Tally the lines in the following entries that include the word "chart"; state only the total.

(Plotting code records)
########
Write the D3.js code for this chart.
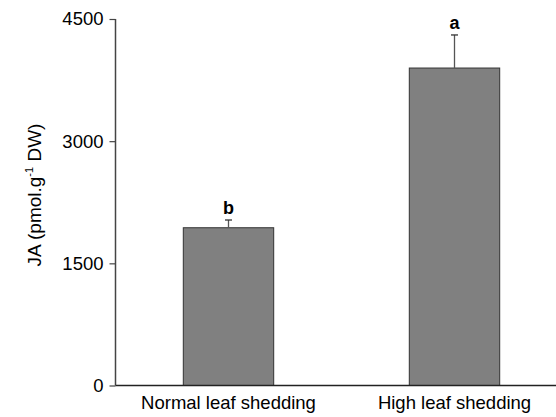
<!DOCTYPE html>
<html>
<head>
<meta charset="utf-8">
<script src="https://cdn.jsdelivr.net/npm/d3@7"></script>
<style>
  html, body { margin: 0; padding: 0; background: #fff; }
  svg { display: block; font-family: "Liberation Sans", Arial, Helvetica, sans-serif; }
</style>
</head>
<body>
<svg id="chart" width="556" height="417"></svg>
<script>
const categories = ["Normal leaf shedding", "High leaf shedding"];
const values = [1937, 3898];
const errors = [95, 406];
const letters = ["b", "a"];
const yTicks = [0, 1500, 3000, 4500];

const svg = d3.select("#chart");
const x0 = 115.5, y0 = 385.5, yTop = 19;

const x = d3.scaleBand().domain(categories).range([x0, 567.5]).paddingInner(0.6).paddingOuter(0.3);
const y = d3.scaleLinear().domain([0, 4500]).range([y0, yTop]);

// bars
svg.selectAll("rect.bar").data(categories).join("rect")
  .attr("class", "bar")
  .attr("x", d => x(d))
  .attr("y", (d, i) => y(values[i]))
  .attr("width", x.bandwidth())
  .attr("height", (d, i) => y0 - y(values[i]))
  .attr("fill", "#808080")
  .attr("stroke", "#333")
  .attr("stroke-width", 1);

// error bars
const eb = svg.selectAll("g.err").data(categories).join("g").attr("class", "err");
eb.append("line")
  .attr("x1", d => x(d) + x.bandwidth() / 2)
  .attr("x2", d => x(d) + x.bandwidth() / 2)
  .attr("y1", (d, i) => y(values[i]))
  .attr("y2", (d, i) => y(values[i] + errors[i]))
  .attr("stroke", "#555").attr("stroke-width", 1.3);
eb.append("line")
  .attr("x1", d => x(d) + x.bandwidth() / 2 - 3.5)
  .attr("x2", d => x(d) + x.bandwidth() / 2 + 3.5)
  .attr("y1", (d, i) => y(values[i] + errors[i]))
  .attr("y2", (d, i) => y(values[i] + errors[i]))
  .attr("stroke", "#333").attr("stroke-width", 1.3);

// significance letters
svg.selectAll("text.sig").data(categories).join("text")
  .attr("class", "sig")
  .attr("x", d => x(d) + x.bandwidth() / 2)
  .attr("y", (d, i) => y(values[i] + errors[i]) - 6)
  .attr("text-anchor", "middle")
  .attr("font-weight", "bold")
  .attr("font-size", 18)
  .attr("fill", "#000")
  .text((d, i) => letters[i]);

// y axis
const yAxis = d3.axisLeft(y).tickValues(yTicks).tickSize(6).tickPadding(6).tickFormat(d3.format("d"));
const gy = svg.append("g").attr("transform", `translate(${x0},0)`).call(yAxis);
gy.attr("font-size", 18.5).attr("font-family", "Liberation Sans, Arial, sans-serif");
gy.select(".domain").remove();
gy.selectAll(".tick line").attr("stroke", "#444").attr("stroke-width", 1.2);
gy.selectAll(".tick text").attr("font-size", 18.5).attr("fill", "#000");
svg.append("line").attr("x1", x0).attr("x2", x0).attr("y1", yTop).attr("y2", y0)
  .attr("stroke", "#444").attr("stroke-width", 1.5);

// x axis
const xAxis = d3.axisBottom(x).tickSize(0).tickPadding(10);
const gx = svg.append("g").attr("transform", `translate(0,${y0})`).call(xAxis);
gx.attr("font-size", 18.5).attr("font-family", "Liberation Sans, Arial, sans-serif");
gx.select(".domain").remove();
gx.selectAll(".tick text").attr("font-size", 18.5).attr("fill", "#000");
svg.append("line").attr("x1", x0).attr("x2", 556).attr("y1", y0).attr("y2", y0)
  .attr("stroke", "#222").attr("stroke-width", 1.5);

// y title
const t = svg.append("text")
  .attr("transform", "translate(41,195) rotate(-90)")
  .attr("text-anchor", "middle")
  .attr("font-size", 19)
  .attr("fill", "#000");
t.append("tspan").text("JA (pmol.g");
t.append("tspan").attr("font-size", 11).attr("dy", -8).text("-1");
t.append("tspan").attr("dy", 8).text(" DW)");
</script>
</body>
</html>
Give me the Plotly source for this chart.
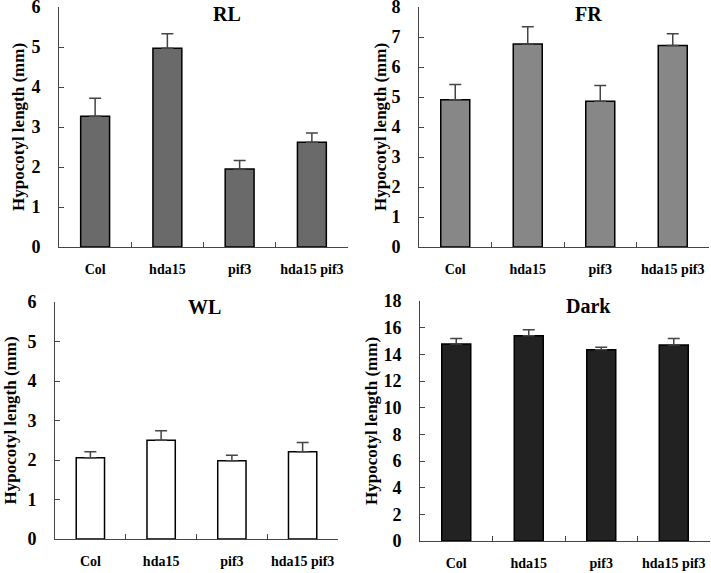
import plotly.graph_objects as go

categories = ["Col", "hda15", "pif3", "hda15 pif3"]

rl_values = [3.27, 4.97, 1.95, 2.62]
rl_errors = [0.45, 0.36, 0.21, 0.23]

fr_values = [4.91, 6.77, 4.86, 6.72]
fr_errors = [0.51, 0.57, 0.52, 0.39]

wl_values = [2.06, 2.50, 1.98, 2.21]
wl_errors = [0.15, 0.24, 0.14, 0.23]

dark_values = [14.78, 15.40, 14.35, 14.70]
dark_errors = [0.40, 0.45, 0.18, 0.48]

panels = [
    dict(name="RL", values=rl_values, errors=rl_errors, color="#6a6a6a", ymax=6, dtick=1,
         xdom=[59, 348], ydom=[7, 247], title_xy=(227, 14), ytitle_x=18),
    dict(name="FR", values=fr_values, errors=fr_errors, color="#878787", ymax=8, dtick=1,
         xdom=[419, 709], ydom=[7, 247], title_xy=(588, 14), ytitle_x=380),
    dict(name="WL", values=wl_values, errors=wl_errors, color="#ffffff", ymax=6, dtick=1,
         xdom=[55, 338], ydom=[302, 539], title_xy=(204, 307), ytitle_x=10),
    dict(name="Dark", values=dark_values, errors=dark_errors, color="#222222", ymax=18, dtick=2,
         xdom=[420, 710], ydom=[301, 541], title_xy=(588, 306), ytitle_x=371),
]

W, H = 711, 573
FONT = "Liberation Serif"
fig = go.Figure()
annotations = []
layout_axes = {}

for i, p in enumerate(panels, start=1):
    xa = "x" if i == 1 else f"x{i}"
    ya = "y" if i == 1 else f"y{i}"
    fig.add_trace(go.Bar(
        x=categories, y=p["values"], xaxis=xa, yaxis=ya,
        width=0.4,
        marker=dict(color=p["color"], line=dict(color="#000000", width=1.5)),
        error_y=dict(type="data", array=p["errors"], arrayminus=[0] * 4, symmetric=False,
                     color="#444444", thickness=1.5, width=6),
        showlegend=False,
    ))
    xdom = [p["xdom"][0] / W, p["xdom"][1] / W]
    ydom = [1 - p["ydom"][1] / H, 1 - p["ydom"][0] / H]
    layout_axes["xaxis" if i == 1 else f"xaxis{i}"] = dict(
        domain=xdom, anchor=ya, type="category", range=[-0.5, 3.5],
        showline=True, linecolor="#444444", linewidth=1,
        ticks="inside", tickson="boundaries", ticklen=5, tickcolor="#444444",
        showgrid=False, zeroline=False, tickangle=0, automargin=False,
        ticklabeloverflow="allow",
        tickfont=dict(family=FONT, size=14, color="#000000", weight="bold"),
        ticklabelstandoff=9,
    )
    layout_axes["yaxis" if i == 1 else f"yaxis{i}"] = dict(
        domain=ydom, anchor=xa, range=[0, p["ymax"]], dtick=p["dtick"], tick0=0,
        showline=True, linecolor="#444444", linewidth=1,
        ticks="inside", ticklen=5, tickcolor="#444444",
        showgrid=False, zeroline=False, automargin=False,
        ticklabeloverflow="allow",
        tickfont=dict(family=FONT, size=18, color="#000000", weight="bold"),
        ticklabelstandoff=14,
    )
    tx, ty = p["title_xy"]
    annotations.append(dict(
        text=p["name"], x=tx / W, y=1 - ty / H, xref="paper", yref="paper",
        xanchor="center", yanchor="middle", showarrow=False,
        font=dict(family=FONT, size=20, color="#000000", weight="bold"),
    ))
    annotations.append(dict(
        text="Hypocotyl length (mm)", x=p["ytitle_x"] / W,
        y=(ydom[0] + ydom[1]) / 2, xref="paper", yref="paper",
        xanchor="center", yanchor="middle", textangle=-90, showarrow=False,
        font=dict(family=FONT, size=17, color="#000000", weight="bold"),
    ))

fig.update_layout(
    width=W, height=H,
    margin=dict(l=0, r=0, t=0, b=0, autoexpand=False),
    paper_bgcolor="#ffffff", plot_bgcolor="#ffffff",
    annotations=annotations,
    **layout_axes,
)

fig.write_html(
    "out.html",
    config={"displayModeBar": False},
    post_script="document.body.style.margin='0';document.body.style.overflow='hidden';",
)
########
◆ **OUTPUT BELOW**: 4